— Task —
Set down the lines that begin at the top of the records and end with the line containing "import * as", and drop every picture.

— Supplied data —
^^^^^^^^^^^^^^^^

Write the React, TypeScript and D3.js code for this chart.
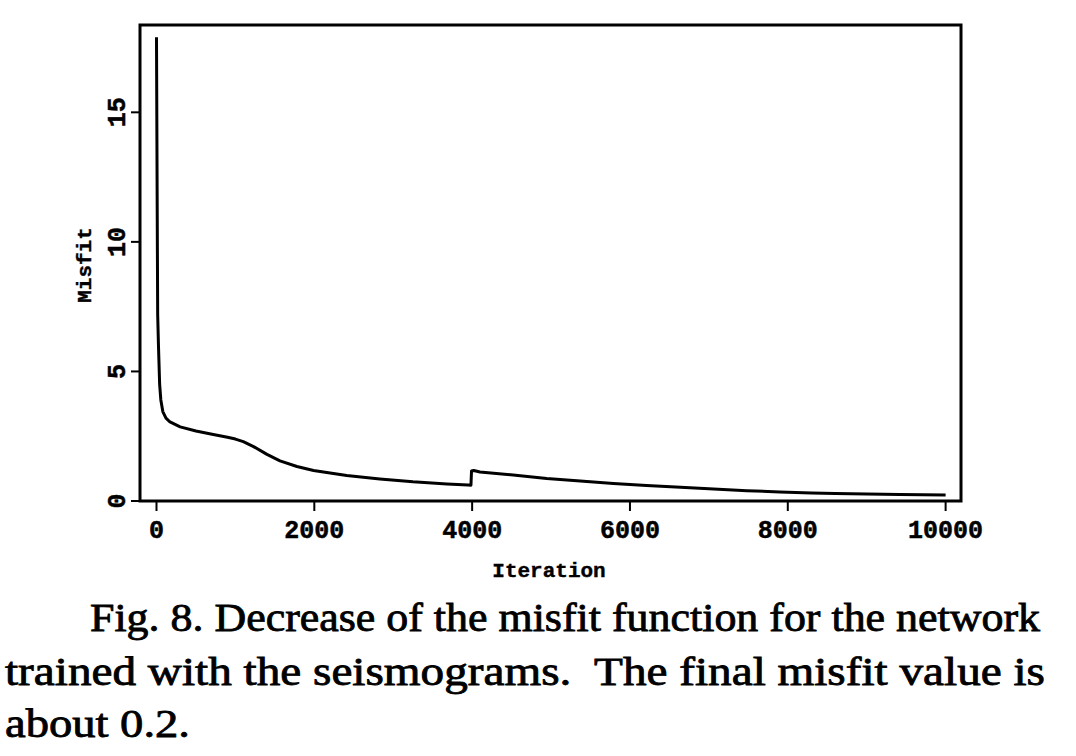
import React from "react";
import * as d3 from "d3";

const iterations = [0, 8, 15, 25, 40, 55, 80, 120, 171, 300, 500, 720, 900, 1000, 1100, 1230, 1400, 1565, 1780, 1990, 2410, 2830, 3250, 3680, 3950, 3985, 3992, 4020, 4100, 4520, 4945, 5370, 5790, 6210, 6640, 7060, 7480, 7900, 8300, 8600, 9000, 9420, 10000];
const misfit = [17.9, 12, 7.2, 6.0, 4.5, 3.9, 3.45, 3.2, 3.05, 2.86, 2.7, 2.57, 2.46, 2.39, 2.29, 2.1, 1.8, 1.55, 1.33, 1.18, 0.98, 0.85, 0.74, 0.66, 0.62, 0.61, 1.16, 1.18, 1.12, 1.0, 0.87, 0.77, 0.68, 0.6, 0.53, 0.46, 0.4, 0.35, 0.31, 0.29, 0.27, 0.25, 0.23];
const xTicks = [0, 2000, 4000, 6000, 8000, 10000];
const yTicks = [0, 5, 10, 15];
const xLabel = "Iteration";
const yLabel = "Misfit";
const captionLines = [
  "Fig. 8. Decrease of the misfit function for the network",
  "trained with the seismograms.  The final misfit value is",
  "about 0.2.",
];

export default function App() {
  const left = 140, right = 961, top = 25, bottom = 501;
  const x = d3.scaleLinear().domain([-209, 10195]).range([left, right]);
  const y = d3.scaleLinear().domain([0, 18.37]).range([bottom, top]);
  const data = iterations.map((it, i) => [it, misfit[i]] as [number, number]);
  const line = d3.line<[number, number]>().x(d => x(d[0])).y(d => y(d[1])).curve(d3.curveLinear);
  const mono = "'Liberation Mono', 'DejaVu Sans Mono', monospace";
  const serif = "'Liberation Serif', 'DejaVu Serif', serif";
  return (
    <svg width={1076} height={756} style={{ position: "absolute", left: 0, top: 0, background: "#fff" }}>
      <rect x={0} y={0} width={1076} height={756} fill="#fff" />
      <rect x={left} y={top} width={right - left} height={bottom - top} fill="none" stroke="#000" strokeWidth={3} />
      <path d={line(data) || ""} fill="none" stroke="#000" strokeWidth={3} strokeLinejoin="round" />
      {xTicks.map(t => (
        <g key={"x" + t}>
          <line x1={x(t)} x2={x(t)} y1={bottom} y2={bottom + 10} stroke="#000" strokeWidth={2} />
          <text x={x(t)} y={538} textAnchor="middle" fontFamily={mono} fontWeight="bold" fontSize={25} stroke="#000" strokeWidth={0.5}>{t}</text>
        </g>
      ))}
      {yTicks.map(t => (
        <g key={"y" + t}>
          <line x1={left} x2={left - 9} y1={y(t)} y2={y(t)} stroke="#000" strokeWidth={2} />
          <text transform={`translate(125,${y(t)}) rotate(-90)`} textAnchor="middle" fontFamily={mono} fontWeight="bold" fontSize={25} stroke="#000" strokeWidth={0.5}>{t}</text>
        </g>
      ))}
      <text x={549} y={577} textAnchor="middle" fontFamily={mono} fontWeight="bold" fontSize={21} stroke="#000" strokeWidth={0.4}>{xLabel}</text>
      <text transform={`translate(91,265) rotate(-90)`} textAnchor="middle" fontFamily={mono} fontWeight="bold" fontSize={21} stroke="#000" strokeWidth={0.4}>{yLabel}</text>
      <text x={90} y={631} fontFamily={serif} fontSize={39} stroke="#000" strokeWidth={0.8} textLength={950} lengthAdjust="spacingAndGlyphs">{captionLines[0]}</text>
      <text x={5} y={685} fontFamily={serif} fontSize={39} stroke="#000" strokeWidth={0.8} textLength={1040} lengthAdjust="spacingAndGlyphs" style={{ whiteSpace: "pre" }}>{captionLines[1]}</text>
      <text x={5} y={737} fontFamily={serif} fontSize={39} stroke="#000" strokeWidth={0.8} textLength={185} lengthAdjust="spacingAndGlyphs">{captionLines[2]}</text>
    </svg>
  );
}
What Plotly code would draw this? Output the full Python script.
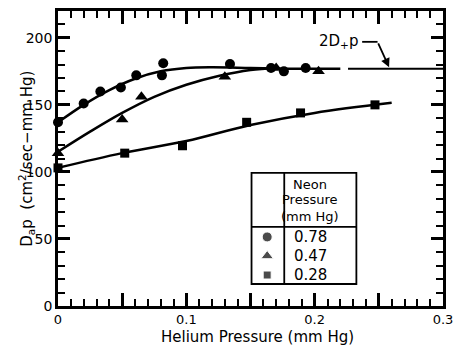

^^^^^^^^^^^^^^^^

— In response —
Write the React, TypeScript and D3.js code for this chart.
import React from "react";
import * as d3 from "d3";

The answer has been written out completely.